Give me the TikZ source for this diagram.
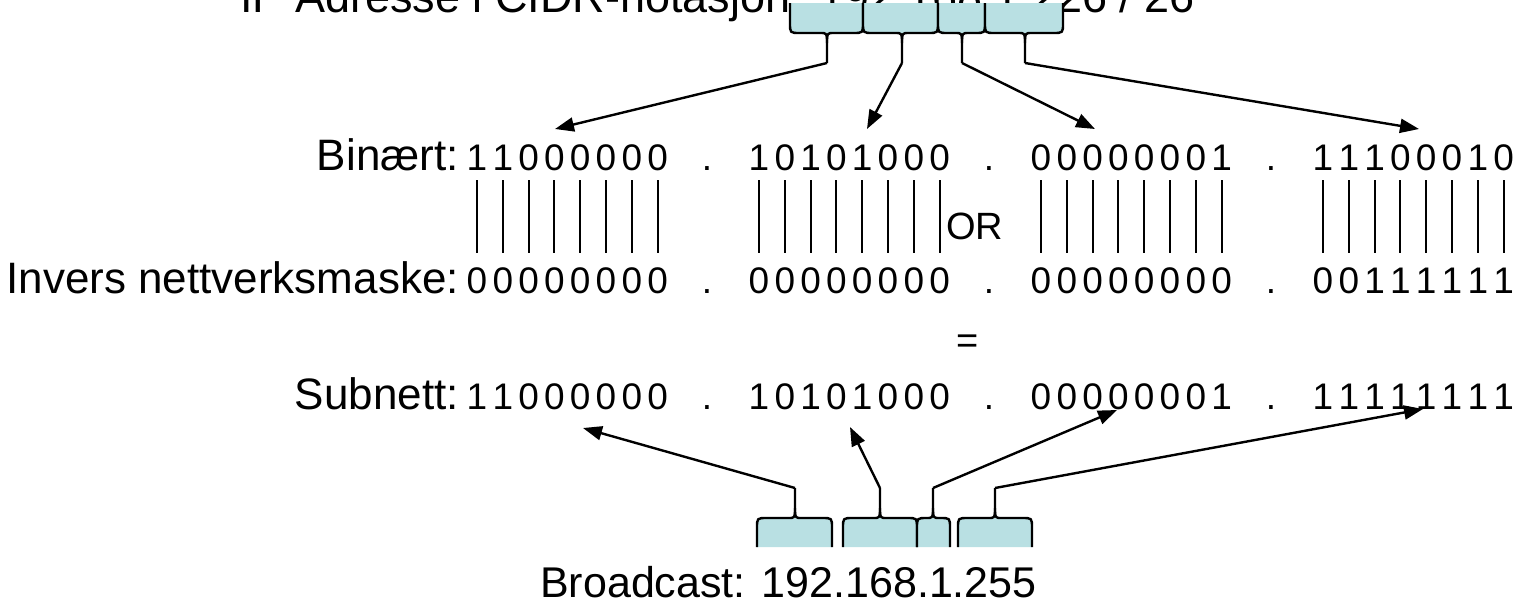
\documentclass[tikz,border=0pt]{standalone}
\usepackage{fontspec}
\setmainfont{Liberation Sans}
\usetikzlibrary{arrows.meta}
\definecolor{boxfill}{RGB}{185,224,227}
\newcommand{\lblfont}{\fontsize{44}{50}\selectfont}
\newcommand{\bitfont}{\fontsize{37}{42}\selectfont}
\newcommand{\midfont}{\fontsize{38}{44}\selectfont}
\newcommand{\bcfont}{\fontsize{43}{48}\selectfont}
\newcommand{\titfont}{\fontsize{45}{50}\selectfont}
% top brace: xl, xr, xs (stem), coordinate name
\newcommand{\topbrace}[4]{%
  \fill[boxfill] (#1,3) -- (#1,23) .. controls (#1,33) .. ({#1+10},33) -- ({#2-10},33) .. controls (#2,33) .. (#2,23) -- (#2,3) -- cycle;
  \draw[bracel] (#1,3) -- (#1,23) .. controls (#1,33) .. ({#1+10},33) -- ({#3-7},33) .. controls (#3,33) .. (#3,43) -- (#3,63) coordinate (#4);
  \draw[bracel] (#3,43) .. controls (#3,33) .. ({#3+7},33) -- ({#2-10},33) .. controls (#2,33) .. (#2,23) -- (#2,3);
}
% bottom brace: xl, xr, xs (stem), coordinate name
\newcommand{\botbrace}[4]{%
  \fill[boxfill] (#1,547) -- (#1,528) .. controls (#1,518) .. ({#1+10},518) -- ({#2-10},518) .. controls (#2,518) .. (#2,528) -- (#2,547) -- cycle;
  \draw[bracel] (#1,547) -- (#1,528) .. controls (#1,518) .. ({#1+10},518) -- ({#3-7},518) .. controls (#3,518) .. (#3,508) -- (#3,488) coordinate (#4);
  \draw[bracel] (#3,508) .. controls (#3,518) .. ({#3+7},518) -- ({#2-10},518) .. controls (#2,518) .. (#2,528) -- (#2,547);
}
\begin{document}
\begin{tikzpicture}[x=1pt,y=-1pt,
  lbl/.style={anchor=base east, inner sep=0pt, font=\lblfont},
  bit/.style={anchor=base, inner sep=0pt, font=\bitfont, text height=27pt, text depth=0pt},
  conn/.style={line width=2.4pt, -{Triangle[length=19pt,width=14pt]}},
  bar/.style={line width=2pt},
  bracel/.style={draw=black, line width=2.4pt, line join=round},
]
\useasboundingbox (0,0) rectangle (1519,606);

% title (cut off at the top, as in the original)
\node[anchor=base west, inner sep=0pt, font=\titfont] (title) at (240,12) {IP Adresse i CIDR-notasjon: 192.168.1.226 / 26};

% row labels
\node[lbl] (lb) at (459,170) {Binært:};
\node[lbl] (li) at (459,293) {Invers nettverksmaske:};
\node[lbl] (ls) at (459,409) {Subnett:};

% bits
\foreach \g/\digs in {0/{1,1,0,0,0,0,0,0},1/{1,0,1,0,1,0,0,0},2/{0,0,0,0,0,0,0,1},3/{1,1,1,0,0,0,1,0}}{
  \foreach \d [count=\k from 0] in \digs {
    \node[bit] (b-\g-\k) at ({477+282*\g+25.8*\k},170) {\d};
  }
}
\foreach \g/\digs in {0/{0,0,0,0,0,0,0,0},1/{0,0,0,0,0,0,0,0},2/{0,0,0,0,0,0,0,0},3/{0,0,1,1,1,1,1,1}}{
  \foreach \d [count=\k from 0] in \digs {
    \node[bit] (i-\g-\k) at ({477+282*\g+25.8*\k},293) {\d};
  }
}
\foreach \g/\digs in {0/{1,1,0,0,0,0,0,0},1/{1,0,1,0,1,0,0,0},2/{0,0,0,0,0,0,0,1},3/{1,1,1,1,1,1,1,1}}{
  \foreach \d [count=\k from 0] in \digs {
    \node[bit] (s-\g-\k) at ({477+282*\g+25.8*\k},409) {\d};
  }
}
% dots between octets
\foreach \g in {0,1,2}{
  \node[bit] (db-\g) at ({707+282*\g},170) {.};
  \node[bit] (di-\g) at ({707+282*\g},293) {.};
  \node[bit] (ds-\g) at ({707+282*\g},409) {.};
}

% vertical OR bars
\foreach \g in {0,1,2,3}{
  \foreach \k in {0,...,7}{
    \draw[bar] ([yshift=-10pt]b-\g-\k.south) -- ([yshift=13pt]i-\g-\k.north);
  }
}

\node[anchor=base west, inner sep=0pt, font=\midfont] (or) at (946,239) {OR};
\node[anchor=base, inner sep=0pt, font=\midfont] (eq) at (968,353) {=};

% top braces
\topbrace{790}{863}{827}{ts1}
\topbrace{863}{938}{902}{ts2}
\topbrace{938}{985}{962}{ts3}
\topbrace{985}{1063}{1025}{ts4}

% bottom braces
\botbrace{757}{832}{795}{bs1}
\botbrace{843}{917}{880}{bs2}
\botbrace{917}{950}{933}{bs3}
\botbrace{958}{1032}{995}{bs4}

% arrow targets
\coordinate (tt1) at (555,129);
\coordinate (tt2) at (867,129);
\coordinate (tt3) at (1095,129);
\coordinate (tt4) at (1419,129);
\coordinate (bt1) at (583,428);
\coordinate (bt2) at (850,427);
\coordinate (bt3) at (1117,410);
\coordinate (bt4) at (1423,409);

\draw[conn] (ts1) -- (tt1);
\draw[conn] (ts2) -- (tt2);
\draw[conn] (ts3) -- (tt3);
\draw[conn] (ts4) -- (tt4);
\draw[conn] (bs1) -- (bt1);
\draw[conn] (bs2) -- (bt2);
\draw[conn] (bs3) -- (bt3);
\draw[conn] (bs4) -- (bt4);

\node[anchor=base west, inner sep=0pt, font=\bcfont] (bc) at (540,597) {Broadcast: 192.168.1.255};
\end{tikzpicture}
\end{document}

************

— EXERCISE DESCRIPTION —
In this exercise, set down all of the data exactly, without the pictures.

— TASK RESPONSE —
Give me the TikZ source for this diagram.
\documentclass[tikz,border=0pt]{standalone}
\usepackage{fontspec}
\setmainfont{Liberation Sans}
\usetikzlibrary{arrows.meta}
\definecolor{boxfill}{RGB}{185,224,227}
\newcommand{\lblfont}{\fontsize{44}{50}\selectfont}
\newcommand{\bitfont}{\fontsize{37}{42}\selectfont}
\newcommand{\midfont}{\fontsize{38}{44}\selectfont}
\newcommand{\bcfont}{\fontsize{43}{48}\selectfont}
\newcommand{\titfont}{\fontsize{45}{50}\selectfont}
% top brace: xl, xr, xs (stem), coordinate name
\newcommand{\topbrace}[4]{%
  \fill[boxfill] (#1,3) -- (#1,23) .. controls (#1,33) .. ({#1+10},33) -- ({#2-10},33) .. controls (#2,33) .. (#2,23) -- (#2,3) -- cycle;
  \draw[bracel] (#1,3) -- (#1,23) .. controls (#1,33) .. ({#1+10},33) -- ({#3-7},33) .. controls (#3,33) .. (#3,43) -- (#3,63) coordinate (#4);
  \draw[bracel] (#3,43) .. controls (#3,33) .. ({#3+7},33) -- ({#2-10},33) .. controls (#2,33) .. (#2,23) -- (#2,3);
}
% bottom brace: xl, xr, xs (stem), coordinate name
\newcommand{\botbrace}[4]{%
  \fill[boxfill] (#1,547) -- (#1,528) .. controls (#1,518) .. ({#1+10},518) -- ({#2-10},518) .. controls (#2,518) .. (#2,528) -- (#2,547) -- cycle;
  \draw[bracel] (#1,547) -- (#1,528) .. controls (#1,518) .. ({#1+10},518) -- ({#3-7},518) .. controls (#3,518) .. (#3,508) -- (#3,488) coordinate (#4);
  \draw[bracel] (#3,508) .. controls (#3,518) .. ({#3+7},518) -- ({#2-10},518) .. controls (#2,518) .. (#2,528) -- (#2,547);
}
\begin{document}
\begin{tikzpicture}[x=1pt,y=-1pt,
  lbl/.style={anchor=base east, inner sep=0pt, font=\lblfont},
  bit/.style={anchor=base, inner sep=0pt, font=\bitfont, text height=27pt, text depth=0pt},
  conn/.style={line width=2.4pt, -{Triangle[length=19pt,width=14pt]}},
  bar/.style={line width=2pt},
  bracel/.style={draw=black, line width=2.4pt, line join=round},
]
\useasboundingbox (0,0) rectangle (1519,606);

% title (cut off at the top, as in the original)
\node[anchor=base west, inner sep=0pt, font=\titfont] (title) at (240,12) {IP Adresse i CIDR-notasjon: 192.168.1.226 / 26};

% row labels
\node[lbl] (lb) at (459,170) {Binært:};
\node[lbl] (li) at (459,293) {Invers nettverksmaske:};
\node[lbl] (ls) at (459,409) {Subnett:};

% bits
\foreach \g/\digs in {0/{1,1,0,0,0,0,0,0},1/{1,0,1,0,1,0,0,0},2/{0,0,0,0,0,0,0,1},3/{1,1,1,0,0,0,1,0}}{
  \foreach \d [count=\k from 0] in \digs {
    \node[bit] (b-\g-\k) at ({477+282*\g+25.8*\k},170) {\d};
  }
}
\foreach \g/\digs in {0/{0,0,0,0,0,0,0,0},1/{0,0,0,0,0,0,0,0},2/{0,0,0,0,0,0,0,0},3/{0,0,1,1,1,1,1,1}}{
  \foreach \d [count=\k from 0] in \digs {
    \node[bit] (i-\g-\k) at ({477+282*\g+25.8*\k},293) {\d};
  }
}
\foreach \g/\digs in {0/{1,1,0,0,0,0,0,0},1/{1,0,1,0,1,0,0,0},2/{0,0,0,0,0,0,0,1},3/{1,1,1,1,1,1,1,1}}{
  \foreach \d [count=\k from 0] in \digs {
    \node[bit] (s-\g-\k) at ({477+282*\g+25.8*\k},409) {\d};
  }
}
% dots between octets
\foreach \g in {0,1,2}{
  \node[bit] (db-\g) at ({707+282*\g},170) {.};
  \node[bit] (di-\g) at ({707+282*\g},293) {.};
  \node[bit] (ds-\g) at ({707+282*\g},409) {.};
}

% vertical OR bars
\foreach \g in {0,1,2,3}{
  \foreach \k in {0,...,7}{
    \draw[bar] ([yshift=-10pt]b-\g-\k.south) -- ([yshift=13pt]i-\g-\k.north);
  }
}

\node[anchor=base west, inner sep=0pt, font=\midfont] (or) at (946,239) {OR};
\node[anchor=base, inner sep=0pt, font=\midfont] (eq) at (968,353) {=};

% top braces
\topbrace{790}{863}{827}{ts1}
\topbrace{863}{938}{902}{ts2}
\topbrace{938}{985}{962}{ts3}
\topbrace{985}{1063}{1025}{ts4}

% bottom braces
\botbrace{757}{832}{795}{bs1}
\botbrace{843}{917}{880}{bs2}
\botbrace{917}{950}{933}{bs3}
\botbrace{958}{1032}{995}{bs4}

% arrow targets
\coordinate (tt1) at (555,129);
\coordinate (tt2) at (867,129);
\coordinate (tt3) at (1095,129);
\coordinate (tt4) at (1419,129);
\coordinate (bt1) at (583,428);
\coordinate (bt2) at (850,427);
\coordinate (bt3) at (1117,410);
\coordinate (bt4) at (1423,409);

\draw[conn] (ts1) -- (tt1);
\draw[conn] (ts2) -- (tt2);
\draw[conn] (ts3) -- (tt3);
\draw[conn] (ts4) -- (tt4);
\draw[conn] (bs1) -- (bt1);
\draw[conn] (bs2) -- (bt2);
\draw[conn] (bs3) -- (bt3);
\draw[conn] (bs4) -- (bt4);

\node[anchor=base west, inner sep=0pt, font=\bcfont] (bc) at (540,597) {Broadcast: 192.168.1.255};
\end{tikzpicture}
\end{document}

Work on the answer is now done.